Books & Bookmen, Christopher Hitchens, March 1979:

Born of first-generation Zionist immigrants (sic) (Simon Louvish) had to spend many sweaty days in the occupied territories, discovering that not everybody regarded Israeli occupation as a boon. From this point he tracked back through his own family traditions, and his own native ideology, to find out about the Palestinian problem, a problem he had been trained to think did not exist. He writes with ease and irony, and does not spare himself the thought that his critique may be self-centered or irrelevant. ‘Jewish self-hate’ is the usual insult thrown at israeli dissidents, and some of them half-suspect that in their own cases it may be true. I think Louvish is genuine, though… As Louvish points out, other nationalities can oppose their own governments without endangering their own identity… Louvish’s book is really an attack on chauvinism, and a cry of disgust at its very existence among Jewish people who have themselves suffered so much as a result of it… Louvish realises there is an ‘original sin’ in Israel, that of the Palestinian refugees it created. He knows that there will be war until this debt is paid off… A reminder of the persistent Jewish radical tradition.

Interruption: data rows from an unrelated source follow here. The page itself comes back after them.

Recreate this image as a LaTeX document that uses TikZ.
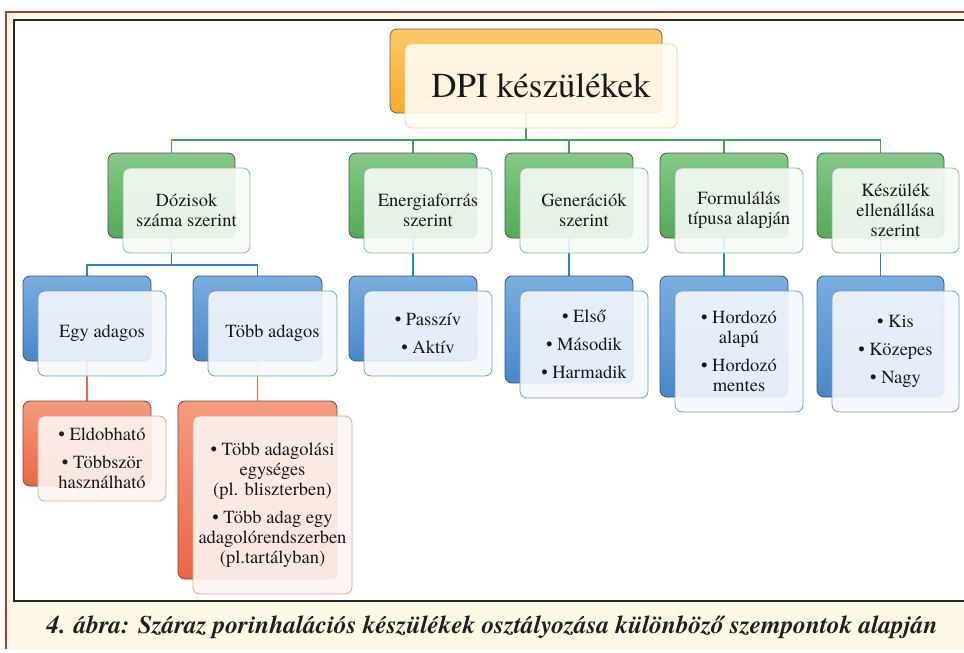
\documentclass[tikz,border=0pt]{standalone}
\usepackage{fontspec}
\IfFontExistsTF{texgyretermes-regular.otf}{%
  \setmainfont{texgyretermes}[Extension=.otf, UprightFont=*-regular, BoldFont=*-bold, ItalicFont=*-italic, BoldItalicFont=*-bolditalic]}{%
  \setmainfont{Latin Modern Roman}}
\pgfdeclarelayer{bgl}
\pgfdeclarelayer{lnl}
\pgfsetlayers{bgl,lnl,main}
\definecolor{cream}{HTML}{FDF9E6}
\definecolor{framered}{HTML}{A8402E}
\tikzset{
  boxbase/.style={rectangle, rounded corners=7pt, inner sep=0pt, line width=0.8pt},
  frontbase/.style={boxbase, fill opacity=0.9, text opacity=1, text=black!90, align=center, font=\fontsize{18.5}{20}\selectfont},
  goldback/.style={boxbase, top color={rgb,255:red,252;green,202;blue,104}, bottom color={rgb,255:red,245;green,170;blue,48}, draw={rgb,255:red,110;green,95;blue,70}},
  goldfront/.style={frontbase, fill={rgb,255:red,255;green,252;blue,242}, draw={rgb,255:red,243;green,213;blue,142}, font=\fontsize{35}{40}\selectfont},
  greenback/.style={boxbase, top color={rgb,255:red,134;green,201;blue,138}, bottom color={rgb,255:red,84;green,169;blue,86}, draw={rgb,255:red,70;green,95;blue,72}},
  greenfront/.style={frontbase, fill={rgb,255:red,247;green,251;blue,247}, draw={rgb,255:red,134;green,192;blue,140}},
  blueback/.style={boxbase, top color={rgb,255:red,122;green,174;blue,224}, bottom color={rgb,255:red,74;green,134;blue,200}, draw={rgb,255:red,62;green,86;blue,120}},
  bluefront/.style={frontbase, fill={rgb,255:red,245;green,248;blue,253}, draw={rgb,255:red,111;green,159;blue,210}},
  redback/.style={boxbase, top color={rgb,255:red,245;green,155;blue,125}, bottom color={rgb,255:red,234;green,102;blue,70}, draw={rgb,255:red,120;green,72;blue,60}},
  redfront/.style={frontbase, fill={rgb,255:red,253;green,245;blue,242}, draw={rgb,255:red,237;green,164;blue,140}},
  gline/.style={draw={rgb,255:red,58;green,166;blue,86}, line width=1.5pt},
  bline/.style={draw={rgb,255:red,50;green,128;blue,196}, line width=1.5pt},
  rline/.style={draw={rgb,255:red,230;green,106;blue,70}, line width=1.5pt},
  captionstyle/.style={inner sep=0pt, text=black!88, font=\fontsize{25.3}{27}\selectfont\bfseries\itshape}
}
\newcommand\mkbox[7]{%
  \node[#2back, minimum width=#5pt, minimum height=#6pt] (#1b) at ({#3+#5/2},{#4+#6/2}) {};
  \node[#2front, minimum width=#5pt, minimum height=#6pt] (#1f) at ({#3+15+#5/2},{#4+15+#6/2}) {#7};
}
\newcommand\bul{\textbullet\ }
\begin{document}
\begin{tikzpicture}[x=1pt,y=-1pt]
\useasboundingbox (0,0) rectangle (964,653);
\begin{pgfonlayer}{bgl}
  \fill[white] (0,0) rectangle (964,653);
  \fill[cream] (6,12) rectangle (964,649);
  \draw[framered, line width=2.5pt] (6,649) -- (6,12) -- (964,12);
  \fill[white] (14,20) rectangle (964,601);
  \draw[black!85, line width=1.2pt] (964,20) -- (14,20) -- (14,601) -- (964,601);
\end{pgfonlayer}

\mkbox{root}{gold}{390}{29}{272}{84}{DPI készülékek}
\mkbox{ga}{green}{108}{153}{127}{85}{Dózisok\\száma szerint}
\mkbox{gb}{green}{349}{153}{128}{85}{Energiaforrás\\szerint}
\mkbox{gc}{green}{505}{153}{128}{85}{Generációk\\szerint}
\mkbox{gd}{green}{660}{153}{128}{85}{Formulálás\\típusa alapján}
\mkbox{ge}{green}{817}{153}{127}{85}{Készülék\\ellenállása\\szerint}
\mkbox{ba}{blue}{23}{276}{128}{85}{Egy adagos}
\mkbox{bb}{blue}{193}{276}{129}{85}{Több adagos}
\mkbox{bc}{blue}{349}{276}{128}{85}{\bul Passzív\\[8pt]\bul Aktív}
\mkbox{bd}{blue}{505}{276}{128}{107}{\bul Első\\[8pt]\bul Második\\[8pt]\bul Harmadik}
\mkbox{be}{blue}{660}{276}{128}{121}{\bul Hordozó\\alapú\\[8pt]\bul Hordozó\\mentes}
\mkbox{bf}{blue}{817}{276}{127}{121}{\bul Kis\\[8pt]\bul Közepes\\[8pt]\bul Nagy}
\mkbox{ra}{red}{23}{401}{128}{85}{\bul Eldobható\\[8pt]\bul Többször\\használható}
\mkbox{rb}{red}{178}{401}{159}{178}{\bul Több adagolási\\egységes\\(pl. bliszterben)\\[8pt]\bul Több adag egy\\adagolórendszerben\\(pl.tartályban)}

\coordinate (gbus) at (0,140);
\coordinate (bbus) at (0,265);
\begin{pgfonlayer}{lnl}
  \foreach \c in {ga,gb,gc,gd,ge}
    \draw[gline] (rootb.south) -- (rootb.south |- gbus) -| (\c b.north);
  \foreach \c in {ba,bb}
    \draw[bline] (gab.south) -- (gab.south |- bbus) -| (\c b.north);
  \draw[bline] (gbb.south) -- (bcb.north);
  \draw[bline] (gcb.south) -- (bdb.north);
  \draw[bline] (gdb.south) -- (beb.north);
  \draw[bline] (geb.south) -- (bfb.north);
  \draw[rline] (bab.south) -- (rab.north);
  \draw[rline] (bbb.south) -- (rbb.north);
\end{pgfonlayer}

\node[captionstyle] (caption) at (492,627) {4. ábra: Száraz porinhalációs készülékek osztályozása különböző szempontok alapján};
\end{tikzpicture}
\end{document}
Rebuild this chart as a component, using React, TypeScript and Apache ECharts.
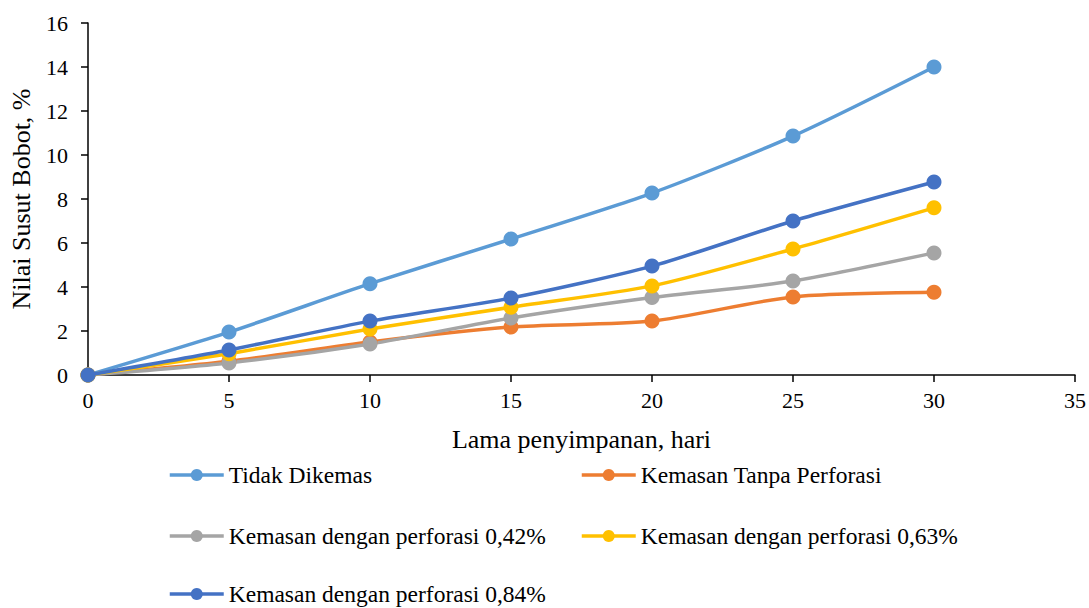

The Listener, John Naughton, 22 March 1979:

Formally uncomplicated and straightforward in its narrative structure, A Moment of Silence is depressing in the extreme. The brutal exigencies of the Israeli position and the harsh attitudes dictated by the need to survive are well articulated by his all-too-credible characters; the promised land seems now to promise only unending violence and terror. The Arabs and the Israelis come to resemble the partners in a doomed Irish marriage: denied the possibility of separation or peaceful coexistence, they are condemned to live manacled to one another, till death does them part.


From The Jewish Chronicle, March 1979:

In A Moment of Silence… Simon Louvish, a sabra (sic) living as a film-maker in London, shows autobiographically how a young Israeli can realise with a sudden shock that the Israelis apparently took their land from the Arabs, and can then proceed step by step to see Israeli ideology as a mixture of religious obscurantism and anti-Arab militarism. Easy enough to disagree with from start to finish, but a clear presentation of the Matzpen outlook.